= Dufay Collective =

The Dufay Collective is an early-music ensemble from the United Kingdom, specializing in Medieval and Renaissance music. Founded in 1987, it was named after the Renaissance composer Guillaume Dufay. The group is directed by William Lyons.

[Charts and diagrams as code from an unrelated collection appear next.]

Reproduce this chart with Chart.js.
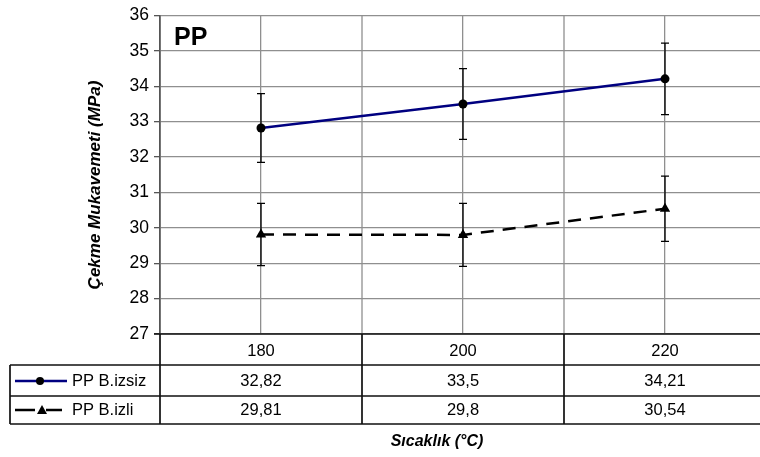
<!DOCTYPE html>
<html>
<head>
<meta charset="utf-8">
<script src="https://cdn.jsdelivr.net/npm/chart.js@4.4.1/dist/chart.umd.min.js"></script>
<style>
  html, body { margin: 0; padding: 0; background: #fff; overflow: hidden; }
  #wrap { width: 772px; height: 457px; }
</style>
</head>
<body>
<div id="wrap"><canvas id="myChart" width="772" height="457"></canvas></div>
<script>
// temperatures (°C)
const categories = ['180', '200', '220'];
// tensile strength (MPa)
const izsizValues = [32.82, 33.5, 34.21];
const izliValues = [29.81, 29.8, 30.54];
// error bar half widths
const izsizErr = [0.97, 1.0, 1.01];
const izliErr = [0.88, 0.89, 0.92];
const seriesNames = ['PP B.izsiz', 'PP B.izli'];
const yMin = 27, yMax = 36, yStep = 1;

const FONT = '"Liberation Sans", Arial, sans-serif';
const fmt = v => String(v).replace('.', ',');

const errorBars = {
  id: 'errorBars',
  afterDatasetsDraw(chart) {
    const ctx = chart.ctx;
    const y = chart.scales.y;
    const errs = [izsizErr, izliErr];
    ctx.save();
    ctx.strokeStyle = '#000';
    ctx.lineWidth = 1.3;
    chart.data.datasets.forEach((ds, i) => {
      const meta = chart.getDatasetMeta(i);
      ds.data.forEach((v, j) => {
        const px = meta.data[j].x;
        const top = y.getPixelForValue(v + errs[i][j]);
        const bot = y.getPixelForValue(v - errs[i][j]);
        ctx.beginPath();
        ctx.moveTo(px, top); ctx.lineTo(px, bot);
        ctx.moveTo(px - 4, top); ctx.lineTo(px + 4, top);
        ctx.moveTo(px - 4, bot); ctx.lineTo(px + 4, bot);
        ctx.stroke();
      });
    });
    ctx.restore();
  }
};

// vertical lines between categories plus the data table under the plot
const dataTable = {
  id: 'dataTable',
  beforeDatasetsDraw(chart) {
    const ctx = chart.ctx, a = chart.chartArea, x = chart.scales.x;
    ctx.save();
    ctx.strokeStyle = '#8f8f8f';
    ctx.lineWidth = 1.3;
    for (let i = 0; i < categories.length - 1; i++) {
      const b = (x.getPixelForValue(i) + x.getPixelForValue(i + 1)) / 2;
      ctx.beginPath(); ctx.moveTo(b, a.top); ctx.lineTo(b, a.bottom); ctx.stroke();
    }
    ctx.restore();
  },
  afterDraw(chart) {
    const ctx = chart.ctx, a = chart.chartArea, x = chart.scales.x;
    const r0 = a.bottom, r1 = 365, r2 = 396, r3 = 424, tl = 10;
    const bounds = [a.left];
    for (let i = 0; i < categories.length - 1; i++) {
      bounds.push((x.getPixelForValue(i) + x.getPixelForValue(i + 1)) / 2);
    }
    bounds.push(a.right);

    ctx.save();
    ctx.strokeStyle = '#111';
    ctx.lineWidth = 1.7;
    ctx.beginPath();
    ctx.moveTo(a.left - 6, r0); ctx.lineTo(a.right, r0);
    [r1, r2, r3].forEach(r => { ctx.moveTo(tl, r); ctx.lineTo(a.right, r); });
    ctx.moveTo(tl, r1); ctx.lineTo(tl, r3);
    bounds.forEach(b => { ctx.moveTo(b, r0); ctx.lineTo(b, r3); });
    ctx.stroke();

    ctx.fillStyle = '#000';
    ctx.font = '16.5px ' + FONT;
    ctx.textAlign = 'center';
    ctx.textBaseline = 'middle';
    categories.forEach((c, i) => {
      const cx = x.getPixelForValue(i);
      ctx.fillText(c, cx, 351);
      ctx.fillText(fmt(izsizValues[i]), cx, 381);
      ctx.fillText(fmt(izliValues[i]), cx, 410);
    });

    // legend keys
    ctx.textAlign = 'left';
    ctx.fillText(seriesNames[0], 72, 381);
    ctx.fillText(seriesNames[1], 72, 410);
    ctx.strokeStyle = '#000080';
    ctx.lineWidth = 2.5;
    ctx.beginPath(); ctx.moveTo(15, 381); ctx.lineTo(67, 381); ctx.stroke();
    ctx.beginPath(); ctx.arc(40, 381, 4, 0, Math.PI * 2); ctx.fill();
    ctx.strokeStyle = '#000';
    ctx.lineWidth = 2.5;
    ctx.beginPath();
    ctx.moveTo(15, 410); ctx.lineTo(35, 410);
    ctx.moveTo(46, 410); ctx.lineTo(62, 410);
    ctx.stroke();
    ctx.beginPath();
    ctx.moveTo(42, 405); ctx.lineTo(47, 414); ctx.lineTo(37, 414); ctx.closePath(); ctx.fill();

    // titles
    ctx.font = 'bold 25px ' + FONT;
    ctx.textBaseline = 'alphabetic';
    ctx.fillText('PP', 174, 45);
    ctx.font = 'bold italic 16px ' + FONT;
    ctx.textAlign = 'center';
    ctx.textBaseline = 'middle';
    ctx.fillText('Sıcaklık (°C)', 437, 442);
    ctx.translate(95, 185);
    ctx.rotate(-Math.PI / 2);
    ctx.font = 'bold italic 17px ' + FONT;
    ctx.fillText('Çekme Mukavemeti (MPa)', 0, 0);
    ctx.restore();
  }
};

window.addEventListener('load', function () {
  const ctx = document.getElementById('myChart').getContext('2d');
  new Chart(ctx, {
    type: 'line',
    data: {
      labels: categories,
      datasets: [{
        label: seriesNames[0],
        data: izsizValues,
        borderColor: '#000080',
        borderWidth: 2.5,
        pointStyle: 'circle',
        pointRadius: 4.5,
        pointBackgroundColor: '#000',
        pointBorderColor: '#000',
        pointBorderWidth: 0,
        tension: 0
      }, {
        label: seriesNames[1],
        data: izliValues,
        borderColor: '#000',
        borderWidth: 2.5,
        borderDash: [13, 9],
        pointStyle: 'triangle',
        pointRadius: 6,
        pointBackgroundColor: '#000',
        pointBorderColor: '#000',
        pointBorderWidth: 0,
        tension: 0
      }]
    },
    options: {
      responsive: false,
      animation: false,
      events: [],
      layout: { padding: { left: 0, top: 13, right: 2, bottom: 123 } },
      plugins: { legend: { display: false }, tooltip: { enabled: false } },
      scales: {
        x: {
          type: 'category',
          offset: true,
          ticks: { display: false },
          grid: { color: '#8f8f8f', lineWidth: 1.3, drawTicks: false },
          border: { display: false },
          afterFit(s) { s.height = 0; }
        },
        y: {
          min: yMin,
          max: yMax,
          ticks: {
            stepSize: yStep,
            color: '#000',
            padding: 5,
            font: { family: FONT, size: 17.5 }
          },
          grid: { color: '#8f8f8f', lineWidth: 1.3, tickLength: 6, tickColor: '#555' },
          border: { color: '#555', width: 1.8 },
          afterFit(s) { s.width = 160; }
        }
      }
    },
    plugins: [errorBars, dataTable]
  });
});
</script>
</body>
</html>
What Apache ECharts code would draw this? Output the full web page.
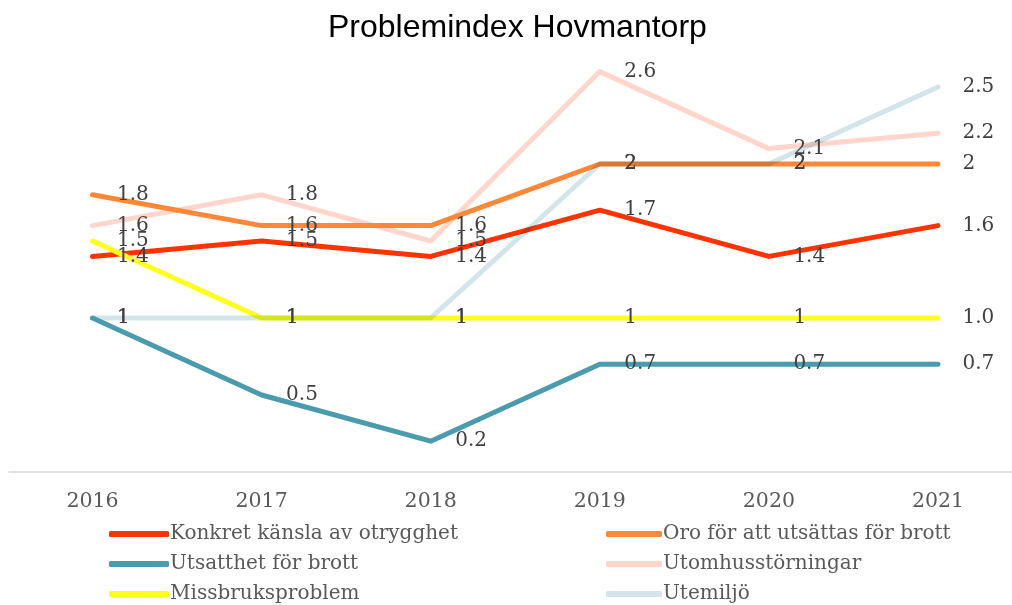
<!DOCTYPE html>
<html>
<head>
<meta charset="utf-8">
<script src="https://cdn.jsdelivr.net/npm/echarts@6/dist/echarts.min.js"></script>
<style>html,body{margin:0;padding:0;background:#fff}#c{width:1012px;height:605px}</style>
</head>
<body>
<div id="c"></div>
<script>
const years = ['2016', '2017', '2018', '2019', '2020', '2021'];
const konkret = [1.4, 1.5, 1.4, 1.7, 1.4, 1.6];
const oro = [1.8, 1.6, 1.6, 2, 2, 2];
const utsatthet = [1, 0.5, 0.2, 0.7, 0.7, 0.7];
const utomhus = [1.6, 1.8, 1.5, 2.6, 2.1, 2.2];
const missbruk = [1.5, 1, 1, 1, 1, 1.0];
const missbrukLabels = ['1.5', '1', '1', '1', '1', '1.0'];
const utemiljo = [1, 1, 1, 2, 2, 2.5];

const serif = 'DejaVu Serif';
function mk(name, data, color, labels, extra) {
  return Object.assign({
    name: name, type: 'line', data: data, showSymbol: true, symbol: 'circle', symbolSize: 1,
    xAxisIndex: 0, yAxisIndex: 0,
    lineStyle: { color: color, width: 5, cap: 'round', join: 'round' },
    itemStyle: { color: color },
    label: {
      show: true, position: 'right', distance: 24,
      fontFamily: serif, fontSize: 20, color: '#404040',
      formatter: function (p) { return labels ? labels[p.dataIndex] : String(p.value); }
    },
    labelLayout: { hideOverlap: false },
    emphasis: { disabled: true }, animation: false
  }, extra || {});
}

const chart = echarts.init(document.getElementById('c'));
chart.setOption({
  backgroundColor: '#ffffff',
  title: { text: 'Problemindex Hovmantorp', left: 323, top: 7,
    textStyle: { fontFamily: 'Liberation Sans', fontSize: 32, fontWeight: 'normal', color: '#000' } },
  grid: [
    { left: 92.5, right: 74, top: 10, bottom: 133, containLabel: false },
    { left: 9, width: 1010, top: 10, bottom: 133, containLabel: false }
  ],
  xAxis: [
    { gridIndex: 0, type: 'category', data: years, boundaryGap: false,
      axisLine: { show: false }, axisTick: { show: false }, splitLine: { show: false },
      axisLabel: { fontFamily: serif, fontSize: 20.5, color: '#595959', margin: 19 } },
    { gridIndex: 1, type: 'category', data: years, boundaryGap: true,
      axisLine: { lineStyle: { color: '#d9d9d9', width: 1.5 } }, axisTick: { show: false },
      axisLabel: { show: false }, splitLine: { show: false } }
  ],
  yAxis: [
    { gridIndex: 0, type: 'value', min: 0, max: 3, show: false, splitLine: { show: false } },
    { gridIndex: 1, type: 'value', min: 0, max: 3, show: false, splitLine: { show: false } }
  ],
  legend: [
    { data: ['Konkret känsla av otrygghet', 'Utsatthet för brott', 'Missbruksproblem'],
      orient: 'vertical', left: 104, top: 519, height: 95, itemGap: 10, itemWidth: 60, itemHeight: 6,
      icon: 'roundRect', textStyle: { fontFamily: serif, fontSize: 20, color: '#595959', padding: [0,0,0,-4] } },
    { data: ['Oro för att utsättas för brott', 'Utomhusstörningar', 'Utemiljö'],
      orient: 'vertical', left: 601, top: 519, height: 95, itemGap: 10, itemWidth: 56, itemHeight: 6,
      icon: 'roundRect', textStyle: { fontFamily: serif, fontSize: 20, color: '#595959', padding: [0,0,0,-4] } }
  ],
  series: [
    mk('Utomhusstörningar', utomhus, '#FFD5CC'),
    mk('Konkret känsla av otrygghet', konkret, '#FF3300'),
    mk('Oro för att utsättas för brott', oro, '#FF8838'),
    mk('Missbruksproblem', missbruk, '#FFFF1F', missbrukLabels),
    mk('Utemiljö', utemiljo, '#D3E5EA', null, { blendMode: 'multiply' }),
    mk('Utsatthet för brott', utsatthet, '#4A9BAD')
  ]
});
</script>
</body>
</html>
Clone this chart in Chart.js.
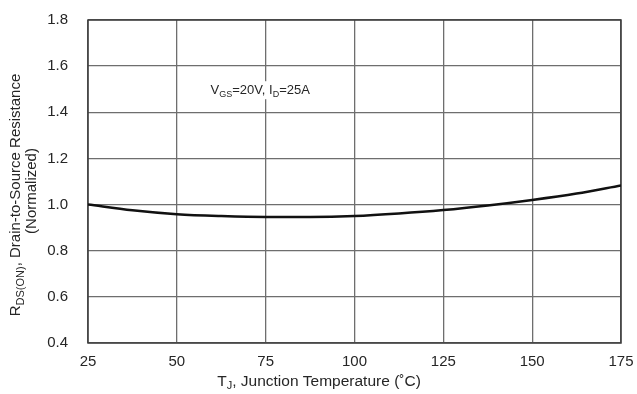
<!DOCTYPE html>
<html>
<head>
<meta charset="utf-8">
<script src="https://cdn.jsdelivr.net/npm/chart.js@4/dist/chart.umd.min.js"></script>
<style>
  html, body { margin: 0; padding: 0; background: #ffffff; }
  #wrap { width: 637px; height: 394px; }
</style>
</head>
<body>
<div id="wrap"><canvas id="c" width="637" height="394"></canvas></div>
<script>
// Junction temperature (°C) and normalized on-resistance
const temps = [25, 37.5, 50, 62.5, 75, 87.5, 100, 112.5, 125, 137.5, 150, 162.5, 175];
const rdsOn = [1.000, 0.975, 0.958, 0.950, 0.946, 0.946, 0.950, 0.961, 0.976, 0.996, 1.020, 1.048, 1.083];

// Axis tick labels
const xTicks = [25, 50, 75, 100, 125, 150, 175];
const yTicks = [0.4, 0.6, 0.8, 1.0, 1.2, 1.4, 1.6, 1.8];

// Test condition note, placed in data coordinates
const noteAt = { x: 59.5, y: 1.5 };

const FONT = '"Liberation Sans", Arial, sans-serif';
const TEXT = '#262626';

// Text runs made of [text, isSubscript] pieces
function richWidth(ctx, parts, size) {
  let w = 0;
  for (const [t, sub] of parts) {
    ctx.font = (sub ? Math.round(size * 0.7) : size) + 'px ' + FONT;
    w += ctx.measureText(t).width;
  }
  return w;
}
function drawRich(ctx, parts, x, y, size) {
  let cx = x;
  ctx.textBaseline = 'alphabetic';
  ctx.textAlign = 'left';
  for (const [t, sub] of parts) {
    const s = sub ? Math.round(size * 0.7) : size;
    ctx.font = s + 'px ' + FONT;
    ctx.fillText(t, cx, y + size * 0.36 + (sub ? size * 0.25 : 0));
    cx += ctx.measureText(t).width;
  }
}

const labelsPlugin = {
  id: 'labels',
  beforeDatasetsDraw(chart) {
    // dark frame around the plot area
    const { ctx, chartArea: a } = chart;
    ctx.save();
    ctx.strokeStyle = '#3c3c3c';
    ctx.lineWidth = 1.5;
    ctx.strokeRect(a.left, a.top, a.right - a.left, a.bottom - a.top);
    ctx.restore();
  },
  afterDatasetsDraw(chart) {
    const { ctx, scales } = chart;
    ctx.save();

    // condition note with a white backing over the grid
    const note = [['V', false], ['GS', true], ['=20V, I', false], ['D', true], ['=25A', false]];
    const nx = scales.x.getPixelForValue(noteAt.x);
    const ny = scales.y.getPixelForValue(noteAt.y);
    const nw = richWidth(ctx, note, 13);
    ctx.fillStyle = '#ffffff';
    ctx.fillRect(nx - 2, ny - 8, nw + 4, 18);
    ctx.fillStyle = TEXT;
    drawRich(ctx, note, nx, ny, 13);

    // x axis title
    const xt = [['T', false], ['J', true], [', Junction Temperature (\u02DAC)', false]];
    const xw = richWidth(ctx, xt, 15.5);
    drawRich(ctx, xt, 319 - xw / 2, 380, 15.5);

    // y axis title, two rotated lines
    const l1 = [['R', false], ['DS(ON)', true], [', Drain-to-Source Resistance', false]];
    const l2 = [['(Normalized)', false]];
    const cy = 195;
    ctx.save();
    ctx.translate(15, cy);
    ctx.rotate(-Math.PI / 2);
    drawRich(ctx, l1, -richWidth(ctx, l1, 15) / 2, 0, 15);
    ctx.restore();
    ctx.save();
    ctx.translate(31, cy - 4);
    ctx.rotate(-Math.PI / 2);
    drawRich(ctx, l2, -richWidth(ctx, l2, 15) / 2, 0, 15);
    ctx.restore();

    ctx.restore();
  }
};

new Chart(document.getElementById('c'), {
  type: 'line',
  data: {
    datasets: [{
      data: temps.map((t, i) => ({ x: t, y: rdsOn[i] })),
      borderColor: '#111111',
      borderWidth: 2.5,
      pointRadius: 0,
      fill: false,
      cubicInterpolationMode: 'monotone'
    }]
  },
  options: {
    responsive: false,
    animation: false,
    devicePixelRatio: 1,
    layout: { padding: 0 },
    plugins: { legend: { display: false }, tooltip: { enabled: false } },
    scales: {
      x: {
        type: 'linear',
        min: xTicks[0],
        max: xTicks[xTicks.length - 1],
        afterBuildTicks: s => { s.ticks = xTicks.map(v => ({ value: v })); },
        afterFit: s => { s.height = 51; s.paddingLeft = 0; s.paddingRight = 16; },
        grid: { color: '#6e6e6e', lineWidth: 1.3, drawTicks: false },
        border: { display: false },
        ticks: {
          padding: 10,
          color: TEXT,
          font: { family: FONT, size: 15 },
          callback: v => String(v)
        }
      },
      y: {
        type: 'linear',
        min: yTicks[0],
        max: yTicks[yTicks.length - 1],
        afterBuildTicks: s => { s.ticks = yTicks.map(v => ({ value: v })); },
        afterFit: s => { s.width = 88; s.paddingTop = 20; s.paddingBottom = 0; },
        grid: { color: '#6e6e6e', lineWidth: 1.3, drawTicks: false },
        border: { display: false },
        ticks: {
          padding: 20,
          color: TEXT,
          font: { family: FONT, size: 15 },
          callback: v => Number(v).toFixed(1)
        }
      }
    }
  },
  plugins: [labelsPlugin]
});
</script>
</body>
</html>
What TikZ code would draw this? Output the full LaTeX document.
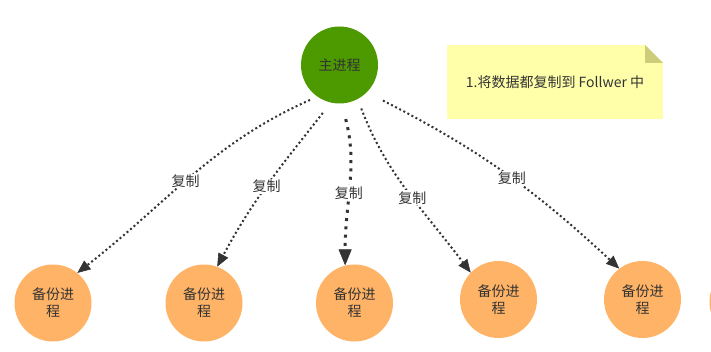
\documentclass[tikz,border=0pt]{standalone}
\usepackage{fontspec}
\newfontfamily\cjk{Noto Sans CJK SC}
\usetikzlibrary{arrows.meta}
\definecolor{maingreen}{RGB}{77,153,0}
\definecolor{backorange}{RGB}{255,179,102}
\definecolor{noteyellow}{RGB}{255,255,170}
\definecolor{notefold}{RGB}{204,204,122}
\definecolor{inkgray}{RGB}{51,51,51}

\begin{document}
\begin{tikzpicture}[x=1pt, y=1pt,
  mainnode/.style={circle, fill=maingreen, minimum size=77pt, inner sep=0pt, text=inkgray, font=\cjk\fontsize{14}{17}\selectfont},
  backup/.style={circle, fill=backorange, minimum size=77pt, inner sep=0pt, align=center, text=inkgray, font=\cjk\fontsize{14}{17}\selectfont},
  note/.style={rectangle, fill=noteyellow, minimum width=216pt, minimum height=74pt, inner sep=0pt, text=inkgray, font=\cjk\fontsize{14}{17}\selectfont,
    path picture={
      \fill[white] ([xshift=-18pt]path picture bounding box.north east) -- (path picture bounding box.north east) -- ([yshift=-18pt]path picture bounding box.north east) -- cycle;
      \fill[notefold] ([xshift=-18pt]path picture bounding box.north east) -- ([yshift=-18pt]path picture bounding box.north east) -- ([xshift=-18pt, yshift=-18pt]path picture bounding box.north east) -- cycle;
    }},
  copyedge/.style={draw=inkgray, line width=2pt, dash pattern={on 2pt off 2.6pt}, -{Triangle[length=13pt, width=11pt, line width=0.6pt]}},
  copybold/.style={copyedge, line width=3pt, dash pattern={on 3pt off 5.3pt}, -{Triangle[length=16pt, width=13pt, line width=0.6pt]}},
  copylbl/.style={fill=white, inner sep=1pt, text=inkgray, font=\cjk\fontsize{14}{17}\selectfont}
]
  \useasboundingbox (0,0) rectangle (711,-352);
  \clip (0,0) rectangle (711,-352);

  % master and the note
  \node[mainnode] (main) at (339.5,-65) {主进程};
  \node[note] (tip) at (555,-82) {1.将数据都复制到 Follwer 中};

  % backups
  \node[backup] (b1) at (53,-303) {备份进\\程};
  \node[backup] (b2) at (204,-303) {备份进\\程};
  \node[backup] (b3) at (354.5,-303) {备份进\\程};
  \node[backup] (b4) at (498.5,-299.5) {备份进\\程};
  \node[backup] (b5) at (642.5,-299.5) {备份进\\程};
  \node[backup] (b6) at (748,-302) {};

  % copy edges
  \draw[copyedge, shorten <=8pt] (main.235) to[out=204, in=38] node[copylbl, pos=.53] {复制} (b1.51);
  \draw[copyedge, shorten <=13pt] (main.257) to[out=232, in=62] node[copylbl, pos=.53] {复制} (b2.70);
  \draw[copybold, shorten <=16pt] (main.273) to[out=285, in=90] node[copylbl, pos=.56] {复制} (b3.104);
  \draw[copyedge, shorten <=10pt] (main.298) to[out=291, in=127] node[copylbl, pos=.55] {复制} (b4.136);
  \draw[copyedge, shorten <=18pt] (main.315) to[out=333, in=137] node[copylbl, pos=.55] {复制} (b5.127);
\end{tikzpicture}
\end{document}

Group size and personnel varies according to the needs of the project.

==Members List==
When the ensemble started, it was:
- Paul Bevan (b 8 December 1962) – slide trumpet, recoder, pipe and tabor, percussion
- Giles Lewin (b 31 December 1956) – vielle, rebec, gittern, shawm, pipe and tabor
- William Lyons (b 13 May 1964) – flute, recorder, bagpipes, shawm, pipe and tabor
- Raphael Mizraki (b 19 May 1962) – lutes, rebec, percussion
- Susanna Pell (b 24 September 1964) – vielle, percussion
- Peter Skuce (b October 1959) – harp, organ, percussion

Other members of the ensemble have included:
- Jacob Heringman – lute
- Vivien Ellis – vocals
- Rebecca Austen-Brown
- Jon Banks

Notable guest performers have included:
- Catherine King
- John Potter
- Richard Campbell
- David Miller

==CD Discography==
- A L'Estampida: medieval dance music (1991) - described by the BBC as "influential".
- A Dance in the Garden of Mirth: medieval instrumental music (1994)
- Miri It Is: songs and instrumental music from medieval England (1995)
- Johnny, Cock thy Beaver: popular music-making in 17th century England (1996)
- On the Banks of the Seine: music of the trouvères (1997)
- Miracles: 13th century Spanish songs in Praise of the Virgin Mary (1997)
- Cancionero - Music for the Spanish Court 1470-1520 (2002) - Grammy nominated in the 'Best Small Ensemble Performance' category.
- Music for Alfonso the Wise (2005)
- A L'Estampida - 15¾th Anniversary Edition (2005)
- The Play of Daniel (2008)
- To Drive The Cold Winter Away (2012)
- I Have Set My Hert So Hy (2015)

The group has also collaborated for several movie soundtracks, including those of Hamlet, The Affair of the Necklace, A Knight's Tale, and Harry Potter and the Prisoner of Azkaban.